The shift from lawyer to potential witness in the case is a sharp turn for Corcoran. The former Republican congressman’s son is described by former colleagues as soft-spoken and diligent, known for his steady presence in the courtroom and an affinity for fly fishing.
Corcoran, 58, was not charged in the indictment unsealed on Friday. It presents him as a key Trump confidant who was deceived by the former president as he allegedly sought to stymie Justice Department efforts to recover classified documents he kept at his Mar-a-Lago resort in Florida after leaving the White House in January 2021.
The 37-count indictment said Trump suggested to Corcoran that he falsely tell the Justice Department that he did not have any sensitive documents to turn over after a May 2022 subpoena.
“Wouldn’t it be better if we just told them we don’t have anything here?” Trump asked, according to an account by “Trump Attorney 1” detailed in the indictment.
The indictment does not identify Corcoran by name, but a source familiar with the situation told Reuters that he is the lawyer listed as “Trump Attorney 1” in the document.
In an unusual move, Corcoran, a former federal prosecutor, was forced to testify and turn over detailed notes to a grand jury weighing evidence in the Trump documents probe after a U.S. judge ruled he could not shield his communications with Trump.
Communications between lawyers and clients are normally protected under the legal doctrine of attorney-client privilege.
However, a U.S. judge in March ruled that U.S. Special Counsel Jack Smith could overcome that privilege, determining that Corcoran’s advice may have been used to further or cover up a crime, media reports said.
Trump has denied wrongdoing and claims, without offering evidence, that all documents at the resort had been declassified. He has accused prosecutors of being biased against him.
An attorney for Corcoran declined to comment.
CORCORAN ‘UNFLAPPABLE AND EVEN-KEELED’
“Unflappable and even-keeled are the words that come to mind,” said Douglas Gansler, a former Democratic Maryland attorney general who worked with Corcoran early in his legal career. He described Corcoran as someone who “holds his cards close to the vest.”
A former assistant U.S. attorney in Washington, D.C., Corcoran moved to private practice in 2000. He handled business cases and kept a relatively low profile until former Trump White House adviser and conservative firebrand Steve Bannon hired him in 2021 to defend against contempt of Congress charges.
Bannon was found guilty last year for defying a subpoena from the U.S. House committee investigating the Jan. 6, 2021, attack on the U.S. Capitol. He is appealing that conviction.
Trump, who has a history of cycling through attorneys, turned to Corcoran in 2022 after the FBI began investigating boxes containing classified information that Trump’s aides had turned over to the National Archives and Records Administration.
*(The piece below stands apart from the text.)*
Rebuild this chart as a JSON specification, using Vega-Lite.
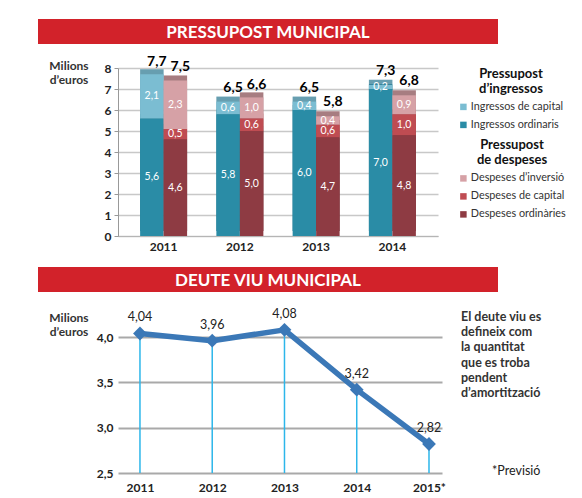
{
  "$schema": "https://vega.github.io/schema/vega-lite/v6.json",
  "padding": {"left": 38, "top": 19, "right": 0, "bottom": 0},
  "background": "white",
  "bounds": "flush",
  "align": "each",
  "columns": 3,
  "spacing": {"row": 24, "column": 0},
  "resolve": {"scale": {"color": "independent", "fill": "independent"}, "legend": {"color": "independent", "fill": "independent"}},
  "config": {
    "font": "Lato",
    "locale": {"number": {"decimal": ",", "thousands": ".", "grouping": [3], "currency": ["", " €"]}},
    "view": {"stroke": null},
    "legend": {
      "titleFontSize": 13, "titleFontWeight": "bold", "titleColor": "#111", "titleLineHeight": 14.5,
      "titleAlign": "center", "titleAnchor": "middle", "titlePadding": 6,
      "labelFontSize": 10.8, "labelColor": "#333", "labelOffset": 2, "symbolType": "square", "symbolSize": 42,
      "symbolStrokeWidth": 0, "rowPadding": 6, "offset": 20, "padding": 0,
      "layout": {"margin": 9}
    }
  },
  "datasets": {
    "buit": [{}],
    "pressupost": [
      {"year": "2011", "pressupost": "Ingressos", "categoria": "Ingressos ordinaris", "nivell": 1, "valor": 5.6},
      {"year": "2011", "pressupost": "Ingressos", "categoria": "Ingressos de capital", "nivell": 2, "valor": 2.1},
      {"year": "2012", "pressupost": "Ingressos", "categoria": "Ingressos ordinaris", "nivell": 1, "valor": 5.8},
      {"year": "2012", "pressupost": "Ingressos", "categoria": "Ingressos de capital", "nivell": 2, "valor": 0.6},
      {"year": "2013", "pressupost": "Ingressos", "categoria": "Ingressos ordinaris", "nivell": 1, "valor": 6.0},
      {"year": "2013", "pressupost": "Ingressos", "categoria": "Ingressos de capital", "nivell": 2, "valor": 0.4},
      {"year": "2014", "pressupost": "Ingressos", "categoria": "Ingressos ordinaris", "nivell": 1, "valor": 7.0},
      {"year": "2014", "pressupost": "Ingressos", "categoria": "Ingressos de capital", "nivell": 2, "valor": 0.2},
      {"year": "2011", "pressupost": "Despeses", "categoria": "Despeses ordinàries", "nivell": 1, "valor": 4.6},
      {"year": "2011", "pressupost": "Despeses", "categoria": "Despeses de capital", "nivell": 2, "valor": 0.5},
      {"year": "2011", "pressupost": "Despeses", "categoria": "Despeses d’inversió", "nivell": 3, "valor": 2.3},
      {"year": "2012", "pressupost": "Despeses", "categoria": "Despeses ordinàries", "nivell": 1, "valor": 5.0},
      {"year": "2012", "pressupost": "Despeses", "categoria": "Despeses de capital", "nivell": 2, "valor": 0.6},
      {"year": "2012", "pressupost": "Despeses", "categoria": "Despeses d’inversió", "nivell": 3, "valor": 1.0},
      {"year": "2013", "pressupost": "Despeses", "categoria": "Despeses ordinàries", "nivell": 1, "valor": 4.7},
      {"year": "2013", "pressupost": "Despeses", "categoria": "Despeses de capital", "nivell": 2, "valor": 0.6},
      {"year": "2013", "pressupost": "Despeses", "categoria": "Despeses d’inversió", "nivell": 3, "valor": 0.4},
      {"year": "2014", "pressupost": "Despeses", "categoria": "Despeses ordinàries", "nivell": 1, "valor": 4.8},
      {"year": "2014", "pressupost": "Despeses", "categoria": "Despeses de capital", "nivell": 2, "valor": 1.0},
      {"year": "2014", "pressupost": "Despeses", "categoria": "Despeses d’inversió", "nivell": 3, "valor": 0.9}
    ],
    "totals": [
      {"year": "2011", "pressupost": "Ingressos", "total": 7.7},
      {"year": "2011", "pressupost": "Despeses", "total": 7.5},
      {"year": "2012", "pressupost": "Ingressos", "total": 6.5},
      {"year": "2012", "pressupost": "Despeses", "total": 6.6},
      {"year": "2013", "pressupost": "Ingressos", "total": 6.5},
      {"year": "2013", "pressupost": "Despeses", "total": 5.8},
      {"year": "2014", "pressupost": "Ingressos", "total": 7.3},
      {"year": "2014", "pressupost": "Despeses", "total": 6.8}
    ],
    "deute": [
      {"year": 2011, "valor": 4.04},
      {"year": 2012, "valor": 3.96},
      {"year": 2013, "valor": 4.08},
      {"year": 2014, "valor": 3.42},
      {"year": 2015, "valor": 2.82}
    ]
  },
  "concat": [
    {"width": 80, "height": 25, "view": {"fill": "#d2222a", "stroke": null}, "data": {"name": "buit"}, "mark": "text", "encoding": {"text": {"value": ""}}},
    {
      "width": 324, "height": 25,
      "view": {"fill": "#d2222a", "stroke": null},
      "data": {"values": [{"titol": "PRESSUPOST MUNICIPAL"}]},
      "mark": {"type": "text", "color": "white", "fontSize": 17, "fontWeight": "bold", "dy": 1, "dx": -12},
      "encoding": {"text": {"field": "titol", "type": "nominal"}}
    },
    {"width": 56, "height": 25, "view": {"fill": "#d2222a", "stroke": null}, "data": {"name": "buit"}, "mark": "text", "encoding": {"text": {"value": ""}}},
    {
      "width": 80, "height": 10,
      "data": {"values": [{"etiqueta": "Milions\nd’euros"}]},
      "mark": {"type": "text", "lineBreak": "\n", "lineHeight": 13.5, "fontSize": 12, "fontWeight": "bold", "color": "#333", "dx": -9, "dy": -7},
      "encoding": {"text": {"field": "etiqueta", "type": "nominal"}}
    },
    {
      "width": 320, "height": 168,
      "data": {"name": "pressupost"},
      "encoding": {
        "x": {"field": "year", "type": "nominal",
          "scale": {"paddingInner": 0.384, "paddingOuter": 0.29},
          "axis": {"title": null, "labelAngle": 0, "labelFontWeight": "bold", "labelFontSize": 12, "labelColor": "#222", "ticks": false, "domainColor": "#b5b5b5", "labelPadding": 5}},
        "xOffset": {"field": "pressupost", "type": "nominal", "sort": ["Ingressos", "Despeses"], "scale": {"paddingInner": 0, "paddingOuter": 0}},
        "y": {"field": "valor", "type": "quantitative", "stack": "zero",
          "scale": {"domain": [0, 8], "nice": false},
          "axis": {"title": null, "values": [0, 1, 2, 3, 4, 5, 6, 7, 8], "format": "d", "gridColor": "#c8c8c8", "gridWidth": 1.5, "domainColor": "#999", "tickColor": "#999", "tickSize": 4, "labelFontWeight": "bold", "labelFontSize": 12, "labelColor": "#222", "labelPadding": 3}},
        "order": {"field": "nivell", "type": "quantitative"}
      },
      "layer": [
        {
          "transform": [{"filter": "datum.pressupost == 'Ingressos'"}],
          "mark": {"type": "bar", "xOffset": 5, "yOffset": -5},
          "encoding": {
            "color": {"field": "categoria", "type": "nominal",
              "scale": {"domain": ["Ingressos de capital", "Ingressos ordinaris"], "range": ["#7bbdd2", "#2a8ca6"]},
              "legend": {"title": ["Pressupost", "d’ingressos"]}}
          }
        },
        {
          "transform": [{"filter": "datum.pressupost == 'Ingressos'"}],
          "mark": {"type": "bar", "xOffset": 5, "yOffset": -5, "color": "#000", "opacity": 0.16},
          "encoding": {"detail": {"field": "categoria", "type": "nominal"}}
        },
        {
          "transform": [{"filter": "datum.pressupost == 'Despeses'"}],
          "mark": {"type": "bar", "xOffset": 5, "yOffset": -5},
          "encoding": {
            "fill": {"field": "categoria", "type": "nominal",
              "scale": {"domain": ["Despeses d’inversió", "Despeses de capital", "Despeses ordinàries"], "range": ["#d6a1a6", "#bf4c52", "#8e3b43"]},
              "legend": {"title": ["Pressupost", "de despeses"], "titleLineHeight": 15}}
          }
        },
        {
          "transform": [{"filter": "datum.pressupost == 'Despeses'"}],
          "mark": {"type": "bar", "xOffset": 5, "yOffset": -5, "color": "#000", "opacity": 0.22},
          "encoding": {"detail": {"field": "categoria", "type": "nominal"}}
        },
        {
          "transform": [{"filter": "datum.pressupost == 'Ingressos'"}],
          "mark": {"type": "bar"},
          "encoding": {"color": {"field": "categoria", "type": "nominal"}}
        },
        {
          "transform": [{"filter": "datum.pressupost == 'Despeses'"}],
          "mark": {"type": "bar"},
          "encoding": {"fill": {"field": "categoria", "type": "nominal"}}
        },
        {
          "transform": [{"filter": "datum.pressupost == 'Ingressos'"}],
          "mark": {"type": "text", "color": "white", "fontSize": 10.5},
          "encoding": {
            "y": {"field": "valor", "type": "quantitative", "stack": "zero", "bandPosition": 0.5},
            "detail": {"field": "categoria", "type": "nominal"},
            "text": {"field": "valor", "type": "quantitative", "format": ".1f"}
          }
        },
        {
          "transform": [{"filter": "datum.pressupost == 'Despeses'"}],
          "mark": {"type": "text", "color": "white", "fontSize": 10.5},
          "encoding": {
            "y": {"field": "valor", "type": "quantitative", "stack": "zero", "bandPosition": 0.5},
            "detail": {"field": "categoria", "type": "nominal"},
            "text": {"field": "valor", "type": "quantitative", "format": ".1f"}
          }
        },
        {
          "data": {"name": "totals"},
          "mark": {"type": "text", "fontSize": 14, "fontWeight": "bold", "color": "#000", "baseline": "bottom", "dy": -5, "dx": 5},
          "encoding": {
            "y": {"field": "total", "type": "quantitative"},
            "order": null,
            "text": {"field": "total", "type": "quantitative", "format": ".1f"}
          }
        }
      ]
    },
    {"width": 1, "height": 175, "data": {"name": "buit"}, "mark": "text", "encoding": {"text": {"value": ""}}},
    {"width": 80, "height": 25, "view": {"fill": "#d2222a", "stroke": null}, "data": {"name": "buit"}, "mark": "text", "encoding": {"text": {"value": ""}}},
    {
      "width": 324, "height": 25,
      "view": {"fill": "#d2222a", "stroke": null},
      "data": {"values": [{"titol": "DEUTE VIU MUNICIPAL"}]},
      "mark": {"type": "text", "color": "white", "fontSize": 17, "fontWeight": "bold", "dy": 1, "dx": -12},
      "encoding": {"text": {"field": "titol", "type": "nominal"}}
    },
    {"width": 56, "height": 25, "view": {"fill": "#d2222a", "stroke": null}, "data": {"name": "buit"}, "mark": "text", "encoding": {"text": {"value": ""}}},
    {
      "width": 80, "height": 12,
      "data": {"values": [{"etiqueta": "Milions\nd’euros"}]},
      "mark": {"type": "text", "lineBreak": "\n", "lineHeight": 14, "fontSize": 12, "fontWeight": "bold", "color": "#333", "dx": -9, "dy": -4},
      "encoding": {"text": {"field": "etiqueta", "type": "nominal"}}
    },
    {
      "width": 324, "height": 157,
      "data": {"name": "deute"},
      "encoding": {
        "x": {"field": "year", "type": "quantitative",
          "scale": {"domain": [2010.696, 2015.18], "nice": false, "zero": false},
          "axis": {"title": null, "values": [2011, 2012, 2013, 2014, 2015], "format": "d", "labelExpr": "datum.value == 2015 ? '2015*' : datum.label", "grid": false, "ticks": false, "domain": false, "labelFontWeight": "bold", "labelFontSize": 12, "labelColor": "#222", "labelPadding": 9}},
        "y": {"field": "valor", "type": "quantitative",
          "scale": {"domain": [2.5, 4.233], "nice": false, "zero": false},
          "axis": {"title": null, "values": [2.5, 3, 3.5, 4], "format": ".1f", "gridColor": "#a9a9a9", "gridWidth": 2, "domain": false, "ticks": false, "labelFontWeight": "bold", "labelFontSize": 12, "labelColor": "#222", "labelPadding": 5}}
      },
      "layer": [
        {"mark": {"type": "rule", "color": "#2cb6ea", "strokeWidth": 1.5}, "encoding": {"y2": {"datum": 2.5}}},
        {"mark": {"type": "line", "color": "#3b78b7", "strokeWidth": 5.5, "strokeJoin": "round"}, "encoding": {}},
        {"mark": {"type": "point", "shape": "diamond", "filled": true, "opacity": 1, "color": "#3b78b7", "size": 190}, "encoding": {}},
        {"mark": {"type": "text", "dy": -16, "fontSize": 12.5, "color": "#222"}, "encoding": {"text": {"field": "valor", "type": "quantitative", "format": ".2f"}}}
      ]
    },
    {
      "width": 38, "height": 2,
      "data": {"values": [{"nota": "El deute viu es\ndefineix com\nla quantitat\nque es troba\npendent\nd’amortització"}]},
      "title": {"text": "*Previsió", "orient": "bottom", "anchor": "start", "dx": 50, "offset": 65, "fontSize": 12.5, "fontWeight": "normal", "color": "#222"},
      "mark": {"type": "text", "align": "left", "baseline": "middle", "lineBreak": "\n", "lineHeight": 15.2, "fontSize": 12.5, "fontWeight": "bold", "color": "#333"},
      "encoding": {"text": {"field": "nota", "type": "nominal"}}
    }
  ]
}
Corcoran helped Trump respond to a May 2022 subpoena for all remaining classified documents in his possession. He greeted a Justice Department official at Mar-a-Lago the next month to hand over a folder containing 38 documents with classified markings, prosecutors said in court filings.
The indictment against Trump said the former president directed his personal aide Walt Nauta to remove documents from a Mar-a-Lago storage room to prevent Corcoran from finding them during his search.
Nauta was also charged in the indictment with helping to conceal documents.
Corcoran drafted a certification, signed by another Trump lawyer, attesting that all records with classified markings had been returned to the government – a claim later proven false when the FBI seized about 100 additional classified records during an August 2022 search.
Prosecutors, quoting Corcoran’s account, allege that during a meeting with Trump after Corcoran collected the 38 documents to turn over to the government, Trump made a “plucking motion,” implying that “if there’s anything really bad in there, like, you know, pluck it out.”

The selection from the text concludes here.